During a wild April that has so far seen the company lose – then gain – billions in market cap, predicting Apple ’s future has become one of Wall Street’s riskier adventures.
The iPhone maker’s stock price soared more than 8 per cent on Wednesday, the day after Apple once again posted blockbuster quarterly earnings numbers that beat analyst expectations. In the two weeks leading up to Apple’s earnings announcement, however, the stock had taken a beating, losing more than 10 per cent of its value as some investors worried the company could simply not maintain its meteoric trajectory and satisfy lofty expectations.
So far, it has. Still, some observers are starting to muse about when Apple’s multi-year ride of record-breaking performance will come to an end – something that’s particularly difficult to do when the company continues to post superlative numbers.
On Wednesday, Forrester Research CEO George Colony posted a note comparing Apple to Sony , saying the company is headed for a decline in the next two years, following the death of its co-founder Steve Jobs.
“When Steve Jobs departed, he took three things with him: 1) singular charismatic leadership that bound the company together and elicited extraordinary performance from its people; 2) the ability to take big risks, and 3) an unparalleled ability to envision and design products,” Mr. Colony wrote.
“Apple's momentum will carry it for 24-48 months. But without the arrival of a new charismatic leader it will move from being a great company to being a good company, with a commensurate step down in revenue growth and product innovation. Like Sony (post Morita), Polaroid (post Land), Apple circa 1985 (post Jobs), and Disney (in the 20 years post Walt Disney), Apple will coast, and then decelerate.”
But even if Mr. Colony’s prediction is accurate, investors who turn sour on the company now may still miss out on several quarters of revenue and stock price gains, as Apple continues to make money off its industry-leading iPhone and iPad lines.
Indeed, even while some investors were bailing on Apple earlier this month, several analysts raised their price targets on the company’s share. That trend continued on Wednesday, as RBC Capital Markets analyst Amit Daryanani boosted his Apple target to $700 (U.S.) from $675. Canaccord Genuity analyst Michael Walkley also raised his price target to $775 from $740.
Both analysts pointed to the slew of products expected from Apple later this year -- most notably, the newest version of the iPhone, but also a refresh of the Mac computer line and even a potential product aimed at the TV market.
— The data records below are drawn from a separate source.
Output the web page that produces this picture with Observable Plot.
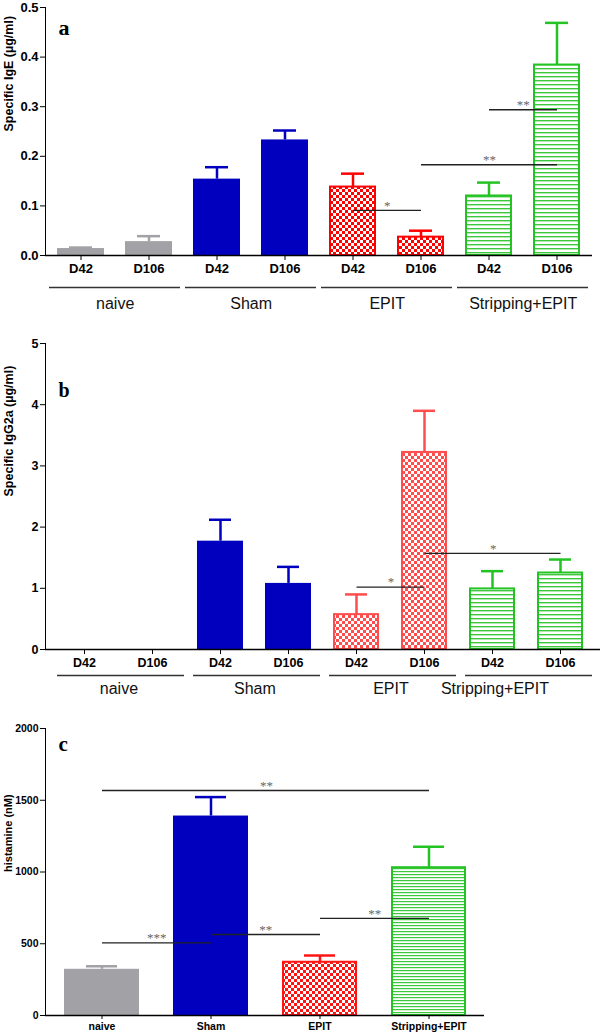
<!DOCTYPE html>
<html><head><meta charset="utf-8">
<script src="https://cdn.jsdelivr.net/npm/d3@7"></script>
<script src="https://cdn.jsdelivr.net/npm/@observablehq/plot@0.6"></script>
<style>
body{margin:0;background:#fff;}
#wrap{position:relative;width:600px;height:1032px;overflow:hidden;}
.panel{position:absolute;left:0;}
</style></head><body>
<svg width="0" height="0" style="position:absolute"><defs>
<pattern id="chkA" width="6" height="6" patternUnits="userSpaceOnUse"><rect width="6" height="6" fill="#ff0000"/><rect width="3" height="3" fill="#fff"/><rect x="3" y="3" width="3" height="3" fill="#fff"/></pattern>
<pattern id="chkB" width="6" height="6" patternUnits="userSpaceOnUse"><rect width="6" height="6" fill="#ff4d4d"/><rect width="3" height="3" fill="#fff"/><rect x="3" y="3" width="3" height="3" fill="#fff"/></pattern>
<pattern id="chkC" width="6" height="6" patternUnits="userSpaceOnUse"><rect width="6" height="6" fill="#ff1414"/><rect width="3" height="3" fill="#fff"/><rect x="3" y="3" width="3" height="3" fill="#fff"/></pattern>
<pattern id="strA" width="8" height="4" patternUnits="userSpaceOnUse"><rect width="8" height="4" fill="#fff"/><rect width="8" height="1.4" fill="#3cc83c"/></pattern>
<pattern id="strC" width="8" height="3" patternUnits="userSpaceOnUse"><rect width="8" height="3" fill="#fff"/><rect width="8" height="1.2" fill="#3cc83c"/></pattern>
</defs></svg>
<div id="wrap">
  <div class="panel" id="pa" style="top:0px"></div>
  <div class="panel" id="pb" style="top:330px"></div>
  <div class="panel" id="pc" style="top:700px"></div>
</div>
<script>
// ---------- data ----------
const groups = ["naive", "Sham", "EPIT", "Stripping+EPIT"];
const days = ["D42", "D106"];

// panel a : specific IgE (µg/ml), order naive D42, naive D106, Sham D42, ...
const igeMean = [0.014, 0.028, 0.154, 0.233, 0.138, 0.037, 0.120, 0.384];
const igeErr  = [0.002, 0.011, 0.024, 0.019, 0.027, 0.013, 0.027, 0.085];
const igeTicks = [0, 0.1, 0.2, 0.3, 0.4, 0.5];
const igeSig = [
  {from: "EPIT|D42", to: "EPIT|D106", y: 0.091, label: "*"},
  {from: "EPIT|D106", to: "Stripping+EPIT|D106", y: 0.183, label: "**"},
  {from: "Stripping+EPIT|D42", to: "Stripping+EPIT|D106", y: 0.294, label: "**"}
];

// panel b : specific IgG2a (µg/ml)
const iggMean = [0, 0, 1.77, 1.08, 0.57, 3.22, 0.99, 1.25];
const iggErr  = [0, 0, 0.35, 0.27, 0.33, 0.68, 0.29, 0.22];
const iggTicks = [0, 1, 2, 3, 4, 5];
const iggSig = [
  {from: "EPIT|D42", to: "EPIT|D106", y: 1.02, label: "*"},
  {from: "EPIT|D106", to: "Stripping+EPIT|D106", y: 1.57, label: "*"}
];

// panel c : histamine (nM)
const histMean = [322, 1390, 371, 1030];
const histErr  = [21, 132, 47, 146];
const histTicks = [0, 500, 1000, 1500, 2000];
const histSig = [
  {from: "naive", to: "Stripping+EPIT", y: 1568, label: "**"},
  {from: "naive", to: "Sham", y: 506, label: "***"},
  {from: "Sham", to: "EPIT", y: 564, label: "**"},
  {from: "EPIT", to: "Stripping+EPIT", y: 677, label: "**"}
];

// ---------- styles ----------
const GREY = "#a2a2a6", BLUE = "#0000be", GREEN = "#22c322";
const stylesA = {
  "naive": {fill: GREY, line: GREY},
  "Sham": {fill: BLUE, line: BLUE},
  "EPIT": {fill: "url(#chkA)", stroke: "#ff0000", line: "#ff0000"},
  "Stripping+EPIT": {fill: "url(#strA)", stroke: GREEN, line: GREEN}
};
const stylesB = {
  "naive": {fill: GREY, line: GREY},
  "Sham": {fill: BLUE, line: BLUE},
  "EPIT": {fill: "url(#chkB)", stroke: "#ff4d4d", line: "#ff4d4d"},
  "Stripping+EPIT": {fill: "url(#strA)", stroke: GREEN, line: GREEN}
};
const stylesC = {
  "naive": {fill: GREY, line: GREY},
  "Sham": {fill: BLUE, line: BLUE},
  "EPIT": {fill: "url(#chkC)", stroke: "#ff1414", line: "#ff1414"},
  "Stripping+EPIT": {fill: "url(#strC)", stroke: GREEN, line: GREEN}
};
const FONT = "'Liberation Sans', Arial, sans-serif";

function barMarks(rows, styles, capInset) {
  const out = [];
  for (const g of groups) {
    const s = styles[g];
    const r = rows.filter(d => d.group === g && d.mean > 0);
    out.push(Plot.barY(r, {x: "key", y: "mean", fill: s.fill, stroke: s.stroke || "none", strokeWidth: 2,
      insetLeft: s.stroke ? 1 : 0, insetRight: s.stroke ? 1 : 0}));
    out.push(Plot.ruleX(r, {x: "key", y1: "mean", y2: d => d.mean + d.err, stroke: s.line, strokeWidth: 2.5}));
    out.push(Plot.tickY(r, {x: "key", y: d => d.mean + d.err, stroke: s.line, strokeWidth: 2.5, insetLeft: capInset, insetRight: capInset}));
  }
  return out;
}

function sigMarks(sig, domain, step) {
  return sig.flatMap(s => [
    Plot.link([s], {x1: "from", x2: "to", y1: "y", y2: "y", stroke: "#222", strokeWidth: 1.4}),
    Plot.text([s], {x: "from", y: "y", text: "label", dx: (domain.indexOf(s.to) - domain.indexOf(s.from)) * step / 2,
      dy: -5, fill: "#666", fontSize: 13, fontWeight: "normal", fontFamily: "'Liberation Serif', serif"})
  ]);
}

const keys = groups.flatMap(g => days.map(d => g + "|" + d));

function dayPanel(o) {
  const rows = keys.map((k, i) => ({key: k, group: k.split("|")[0], day: k.split("|")[1], mean: o.mean[i], err: o.err[i]}));
  const step = (600 - o.ml - o.mr) / (keys.length - o.pi + 2 * o.po);
  const marks = [
    ...barMarks(rows, o.styles, 12),
    Plot.ruleY([0], {stroke: "#000", strokeWidth: 1.5}),
    ...sigMarks(o.sig, keys, step),
    Plot.ruleY(groups, {x1: g => g + "|D42", x2: g => g + "|D106", y: () => 0, dy: o.lineDy,
      insetLeft: o.lineInL, insetRight: o.lineInR, stroke: "#333", strokeWidth: 1.5}),
    ...groups.map(g => Plot.text([g], {x: d => d + "|D42", y: () => 0, text: d => d, dx: step / 2 + (o.labelShift[g] || 0),
      dy: o.labelDy, fontSize: 16, fontWeight: "normal", fill: "#111", lineAnchor: "middle"})),
    Plot.text([o.yLabel], {frameAnchor: "left", text: d => d, dx: -37, rotate: -90, fontSize: 12.5, fontWeight: "bold"}),
    Plot.text([o.letter], {frameAnchor: "top-left", text: d => d, textAnchor: "start", lineAnchor: "top", dx: 13, dy: o.letterDy,
      fontFamily: "'Liberation Serif', serif", fontSize: o.letterSize, fontWeight: "bold"})
  ];
  return Plot.plot({
    width: 600, height: o.height, marginTop: o.mt, marginBottom: o.mb, marginLeft: o.ml, marginRight: o.mr,
    x: {domain: keys, paddingInner: o.pi, paddingOuter: o.po, tickSize: 5, tickPadding: o.xPad,
      tickFormat: k => k.split("|")[1], label: null},
    y: {domain: [0, o.yMax], ticks: o.yTicks, tickFormat: o.yFmt, tickSize: 5, tickPadding: 2, label: null, line: true},
    style: {fontFamily: FONT, fontSize: o.tickFont + "px", fontWeight: "bold", color: "#000", background: "transparent", overflow: "visible"},
    marks
  });
}

document.getElementById("pa").append(dayPanel({
  mean: igeMean, err: igeErr, sig: igeSig, yMax: 0.5, yTicks: igeTicks, yFmt: d3.format(".1f"),
  yLabel: "Specific IgE (µg/ml)", letter: "a", styles: stylesA,
  height: 320, mt: 7, mb: 65, ml: 45, mr: 8, pi: 0.31, po: 0.155, xPad: 3, tickFont: 13,
  lineDy: 32, labelDy: 48, lineInL: -8, lineInR: -8, labelShift: {}, letterDy: 12, letterSize: 22
}));

document.getElementById("pb").append(dayPanel({
  mean: iggMean, err: iggErr, sig: iggSig, yMax: 5, yTicks: iggTicks, yFmt: d3.format("d"),
  yLabel: "Specific IgG2a (µg/ml)", letter: "b", styles: stylesB,
  height: 370, mt: 13, mb: 51, ml: 45, mr: 0, pi: 0.32, po: 0.19, xPad: 4, tickFont: 12.5,
  lineDy: 26, labelDy: 39, lineInL: -4, lineInR: -9, labelShift: {"Stripping+EPIT": -32}, letterDy: 39, letterSize: 20
}));

// panel c
(function () {
  const rows = groups.map((g, i) => ({key: g, group: g, mean: histMean[i], err: histErr[i]}));
  const ml = 45, mr = 116, pi = 0.316, po = 0.159;
  const step = (600 - ml - mr) / (groups.length - pi + 2 * po);
  const chart = Plot.plot({
    width: 600, height: 332, marginTop: 28, marginBottom: 17, marginLeft: ml, marginRight: mr,
    x: {domain: groups, paddingInner: pi, paddingOuter: po, tickSize: 4, tickPadding: 3, label: null},
    y: {domain: [0, 2000], ticks: histTicks, tickFormat: d3.format("d"), tickSize: 5, tickPadding: 2, label: null, line: true},
    style: {fontFamily: FONT, fontSize: "10.5px", fontWeight: "bold", color: "#000", background: "transparent", overflow: "visible"},
    marks: [
      ...barMarks(rows, stylesC, 22),
      Plot.ruleY([0], {stroke: "#000", strokeWidth: 1.5}),
      ...sigMarks(histSig, groups, step),
      Plot.text(["histamine (nM)"], {frameAnchor: "left", text: d => d, dx: -37, rotate: -90, fontSize: 11, fontWeight: "bold"}),
      Plot.text(["c"], {frameAnchor: "top-left", text: d => d, textAnchor: "start", lineAnchor: "top", dx: 13, dy: 8,
        fontFamily: "'Liberation Serif', serif", fontSize: 21, fontWeight: "bold"})
    ]
  });
  document.getElementById("pc").append(chart);
})();
</script>
</body></html>
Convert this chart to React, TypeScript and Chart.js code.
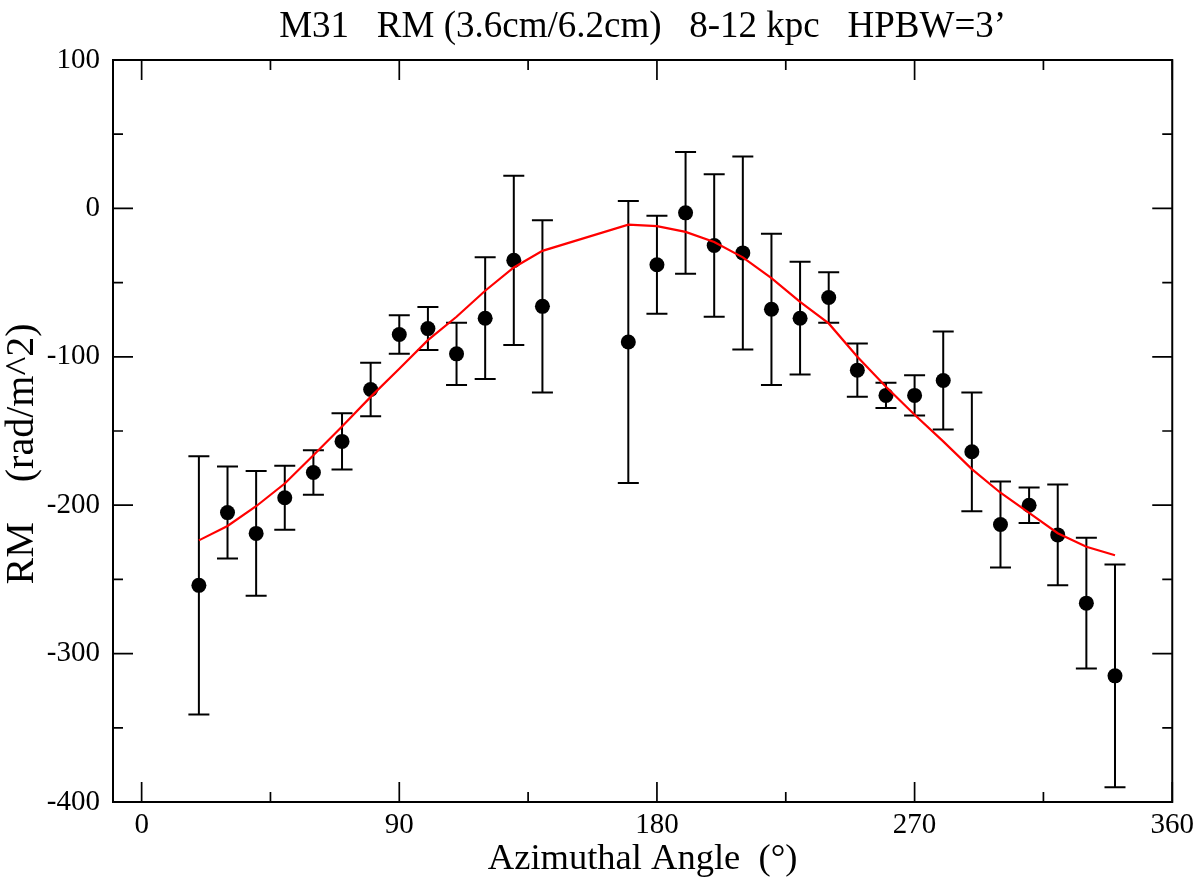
import React, { useEffect, useRef } from "react";
import { Chart, registerables } from "chart.js";

Chart.register(...registerables);

// Azimuthal angle (deg) of each sector
const angles = [20, 30, 40, 50, 60, 70, 80, 90, 100, 110, 120, 130, 140, 170, 180, 190, 200, 210, 220, 230, 240, 250, 260, 270, 280, 290, 300, 310, 320, 330, 340];
// Observed RM (rad/m^2)
const rmValues = [-254, -205, -219, -195, -178, -157, -122, -85, -81, -98, -74, -35, -66, -90, -38, -3, -25, -30, -68, -74, -60, -109, -126, -126, -116, -164, -213, -200, -220, -266, -315];
// RM errors (symmetric)
const rmErrors = [87, 31, 42, 21.5, 15, 19, 18, 13, 14.5, 21, 41, 57, 58, 95, 33, 41, 48, 65, 51, 38, 17, 18, 8.5, 13.5, 33, 40, 29, 12, 34, 44, 75];
// Model fit (red line)
const modelValues = [-223.7, -214, -200.7, -185.4, -166.4, -147, -127, -108, -88.8, -73, -55.5, -39.8, -28.6, -11, -11.9, -15.8, -22.7, -33, -47, -63, -77.5, -100, -120.2, -139, -157, -175.7, -191.6, -205.2, -218.9, -228, -233.7];

const xMajorTicks = [0, 90, 180, 270, 360];
const xMinorTicks = [45, 135, 225, 315];
const yMajorTicks = [100, 0, -100, -200, -300, -400];
const yMinorTicks = [50, -50, -150, -250, -350];

const titleText = "M31   RM (3.6cm/6.2cm)   8-12 kpc   HPBW=3’";
const xTitleText = "Azimuthal Angle  (°)";
const yTitleText = "RM    (rad/m^2)";

const SERIF = "'Liberation Serif', 'Times New Roman', Times, serif";

export default function App() {
  const ref = useRef<HTMLCanvasElement>(null);

  useEffect(() => {
    document.body.style.margin = "0";
    const canvas = ref.current;
    if (!canvas) return;

    const framePlugin = {
      id: "graceFrame",
      beforeDatasetsDraw(chart: any) {
        const { ctx, scales } = chart;
        const xs = scales.x;
        const ys = scales.y;
        ctx.save();
        ctx.strokeStyle = "#000";
        ctx.lineWidth = 2;
        for (let i = 0; i < angles.length; i++) {
          const px = xs.getPixelForValue(angles[i]);
          const pTop = ys.getPixelForValue(rmValues[i] + rmErrors[i]);
          const pBot = ys.getPixelForValue(rmValues[i] - rmErrors[i]);
          ctx.beginPath();
          ctx.moveTo(px, pTop);
          ctx.lineTo(px, pBot);
          ctx.moveTo(px - 10.5, pTop);
          ctx.lineTo(px + 10.5, pTop);
          ctx.moveTo(px - 10.5, pBot);
          ctx.lineTo(px + 10.5, pBot);
          ctx.stroke();
        }
        ctx.restore();
      },
      afterDraw(chart: any) {
        const { ctx, chartArea, scales } = chart;
        const xs = scales.x;
        const ys = scales.y;
        const { left, right, top, bottom } = chartArea;
        ctx.save();
        ctx.strokeStyle = "#000";
        // frame
        ctx.lineWidth = 2;
        ctx.strokeRect(left, top, right - left, bottom - top);
        // ticks (inward, all four sides)
        ctx.lineWidth = 1.7;
        ctx.beginPath();
        const xt = (vals: number[], len: number) => {
          vals.forEach((v) => {
            const p = xs.getPixelForValue(v);
            ctx.moveTo(p, bottom);
            ctx.lineTo(p, bottom - len);
            ctx.moveTo(p, top);
            ctx.lineTo(p, top + len);
          });
        };
        const yt = (vals: number[], len: number) => {
          vals.forEach((v) => {
            const p = ys.getPixelForValue(v);
            ctx.moveTo(left, p);
            ctx.lineTo(left + len, p);
            ctx.moveTo(right, p);
            ctx.lineTo(right - len, p);
          });
        };
        xt(xMajorTicks, 20);
        xt(xMinorTicks, 10);
        yt(yMajorTicks, 20);
        yt(yMinorTicks, 10);
        ctx.stroke();

        // titles
        ctx.fillStyle = "#000";
        const cx = (left + right) / 2;
        ctx.textAlign = "center";
        ctx.textBaseline = "alphabetic";
        ctx.font = `37px ${SERIF}`;
        ctx.fillText(titleText, cx, 37);
        ctx.font = `36.5px ${SERIF}`;
        ctx.fillText(xTitleText, cx, 869);
        ctx.translate(33, 454);
        ctx.rotate(-Math.PI / 2);
        ctx.font = `40px ${SERIF}`;
        ctx.fillText(yTitleText, 0, 0);
        ctx.restore();
      },
    };

    const tickFont = { family: SERIF, size: 29 };

    const chart = new Chart(canvas, {
      type: "scatter",
      data: {
        datasets: [
          {
            label: "model",
            data: angles.map((a, i) => ({ x: a, y: modelValues[i] })),
            showLine: true,
            borderColor: "#ff0000",
            backgroundColor: "#ff0000",
            borderWidth: 2.2,
            pointRadius: 0,
            tension: 0,
            fill: false,
          },
          {
            label: "RM",
            data: angles.map((a, i) => ({ x: a, y: rmValues[i] })),
            showLine: false,
            pointRadius: 7.5,
            pointBackgroundColor: "#000",
            pointBorderWidth: 0,
            backgroundColor: "#000",
            borderColor: "#000",
          },
        ],
      },
      options: {
        responsive: false,
        animation: false,
        devicePixelRatio: 1,
        layout: { padding: { top: 60, right: 26, left: 0, bottom: 0 } },
        plugins: {
          legend: { display: false },
          tooltip: { enabled: false },
          title: { display: false },
        },
        scales: {
          x: {
            type: "linear",
            min: -10,
            max: 360,
            afterBuildTicks: (s: any) => {
              s.ticks = xMajorTicks.map((v) => ({ value: v }));
            },
            afterFit: (s: any) => {
              s.height = 79;
            },
            grid: { display: false, drawTicks: false },
            border: { display: false },
            ticks: {
              font: tickFont,
              color: "#000",
              padding: 6,
              maxRotation: 0,
              autoSkip: false,
              callback: (v: any) => String(v),
            },
          },
          y: {
            type: "linear",
            min: -400,
            max: 100,
            afterBuildTicks: (s: any) => {
              s.ticks = yMajorTicks.map((v) => ({ value: v }));
            },
            afterFit: (s: any) => {
              s.width = 113;
            },
            grid: { display: false, drawTicks: false },
            border: { display: false },
            ticks: {
              font: tickFont,
              color: "#000",
              padding: 13,
              autoSkip: false,
              callback: (v: any) => String(v),
            },
          },
        },
      },
      plugins: [framePlugin],
    } as any);

    return () => chart.destroy();
  }, []);

  return (
    <div style={{ position: "absolute", left: 0, top: 0, width: 1200, height: 881, background: "#fff" }}>
      <canvas ref={ref} width={1200} height={881} style={{ display: "block", width: 1200, height: 881 }} />
    </div>
  );
}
In addition, the company plans to roll out its new iPad in a number of large markets later this year, including China.
But those who aren’t as bullish on Apple point out that, even as Apple sells millions of phones and tablets, the fastest-growing portion of the mobile device market is made up of gadgets running on Google’s Android operating system.
The concern among some analysts and investors isn’t only that the competition may have caught up to Apple’s once-groundbreaking products (in truth, even though some high-end phones from Samsung, Motorola and Nokia, among others, have begun to match the iPhone in terms of technological and design standards, Apple makes far more money every time it sells a phone than any other company does). In addition to market share, some observers fear that Apple may also lose its ability to control its relationship with carriers, now that those carriers have more options in the high-end smartphone market. Indeed, the influx of new competitors in the smartphone market may lead to myriad ripple effects on everything from carrier subsidies to the price of chipsets.
Complicating matters further is Apple’s history with analysts. For several quarters, the company has often easily beaten analyst expectations for its earnings numbers. That’s partially due to the fact that Apple itself has a history of posting extremely conservative guidance for upcoming quarters, so that even if analysts overestimate that guidance, they still underestimate the actual results. In turn, Apple’s share price tends to jump considerably after it posts those street-beating numbers.
After a brutal month, Apple’s share price was only about $10 away from its all-time high by Wednesday afternoon, making up most of the losses of the past two weeks. The company may see some significant share price moves later this year, when it announces its new phone and when it posts its next set of quarterly results in the summer – at which point it will provide more details of the dividend it will pay investors.
For those investors, the key challenge over the next year will be determining just how sustainable all this growth really is. If last week’s stock market bloodletting was any indication, some investors are already starting to become concerned about a potential Apple plateau. But to act on that concern now risks missing out on even more potential blowout quarters like the one Apple posted on Tuesday.